## start Data section
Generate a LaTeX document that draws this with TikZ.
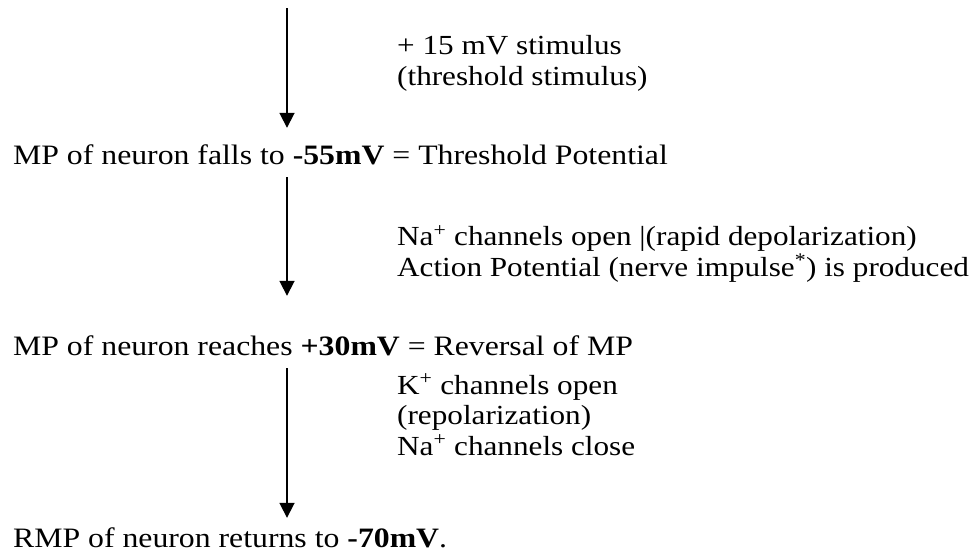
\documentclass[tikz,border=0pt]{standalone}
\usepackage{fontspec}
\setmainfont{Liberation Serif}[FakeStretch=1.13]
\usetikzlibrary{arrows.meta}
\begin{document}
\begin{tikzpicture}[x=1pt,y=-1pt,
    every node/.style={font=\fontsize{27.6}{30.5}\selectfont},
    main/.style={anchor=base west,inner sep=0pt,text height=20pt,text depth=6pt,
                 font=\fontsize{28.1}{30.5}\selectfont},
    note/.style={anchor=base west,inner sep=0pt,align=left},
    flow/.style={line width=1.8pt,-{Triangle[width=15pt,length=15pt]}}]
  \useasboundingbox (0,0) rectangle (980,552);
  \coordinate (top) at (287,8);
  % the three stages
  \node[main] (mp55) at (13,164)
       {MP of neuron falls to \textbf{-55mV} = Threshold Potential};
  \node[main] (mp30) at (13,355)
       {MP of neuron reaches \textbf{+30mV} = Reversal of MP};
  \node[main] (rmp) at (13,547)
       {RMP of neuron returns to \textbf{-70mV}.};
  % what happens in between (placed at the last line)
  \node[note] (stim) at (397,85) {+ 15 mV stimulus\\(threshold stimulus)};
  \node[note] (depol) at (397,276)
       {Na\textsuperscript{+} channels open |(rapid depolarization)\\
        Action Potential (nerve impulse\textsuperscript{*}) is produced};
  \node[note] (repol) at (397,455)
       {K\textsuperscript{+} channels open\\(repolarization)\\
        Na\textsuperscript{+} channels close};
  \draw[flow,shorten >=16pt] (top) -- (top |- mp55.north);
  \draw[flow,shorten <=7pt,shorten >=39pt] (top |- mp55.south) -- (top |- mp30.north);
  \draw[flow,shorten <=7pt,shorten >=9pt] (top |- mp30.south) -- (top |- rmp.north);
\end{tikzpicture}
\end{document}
## end Data section
[Goal of the exercise]: All the lines above are to be reproduced exactly, except the pictures.

[Solution to this problem]:
Generate a LaTeX document that draws this with TikZ.
\documentclass[tikz,border=0pt]{standalone}
\usepackage{fontspec}
\setmainfont{Liberation Serif}[FakeStretch=1.13]
\usetikzlibrary{arrows.meta}
\begin{document}
\begin{tikzpicture}[x=1pt,y=-1pt,
    every node/.style={font=\fontsize{27.6}{30.5}\selectfont},
    main/.style={anchor=base west,inner sep=0pt,text height=20pt,text depth=6pt,
                 font=\fontsize{28.1}{30.5}\selectfont},
    note/.style={anchor=base west,inner sep=0pt,align=left},
    flow/.style={line width=1.8pt,-{Triangle[width=15pt,length=15pt]}}]
  \useasboundingbox (0,0) rectangle (980,552);
  \coordinate (top) at (287,8);
  % the three stages
  \node[main] (mp55) at (13,164)
       {MP of neuron falls to \textbf{-55mV} = Threshold Potential};
  \node[main] (mp30) at (13,355)
       {MP of neuron reaches \textbf{+30mV} = Reversal of MP};
  \node[main] (rmp) at (13,547)
       {RMP of neuron returns to \textbf{-70mV}.};
  % what happens in between (placed at the last line)
  \node[note] (stim) at (397,85) {+ 15 mV stimulus\\(threshold stimulus)};
  \node[note] (depol) at (397,276)
       {Na\textsuperscript{+} channels open |(rapid depolarization)\\
        Action Potential (nerve impulse\textsuperscript{*}) is produced};
  \node[note] (repol) at (397,455)
       {K\textsuperscript{+} channels open\\(repolarization)\\
        Na\textsuperscript{+} channels close};
  \draw[flow,shorten >=16pt] (top) -- (top |- mp55.north);
  \draw[flow,shorten <=7pt,shorten >=39pt] (top |- mp55.south) -- (top |- mp30.north);
  \draw[flow,shorten <=7pt,shorten >=9pt] (top |- mp30.south) -- (top |- rmp.north);
\end{tikzpicture}
\end{document}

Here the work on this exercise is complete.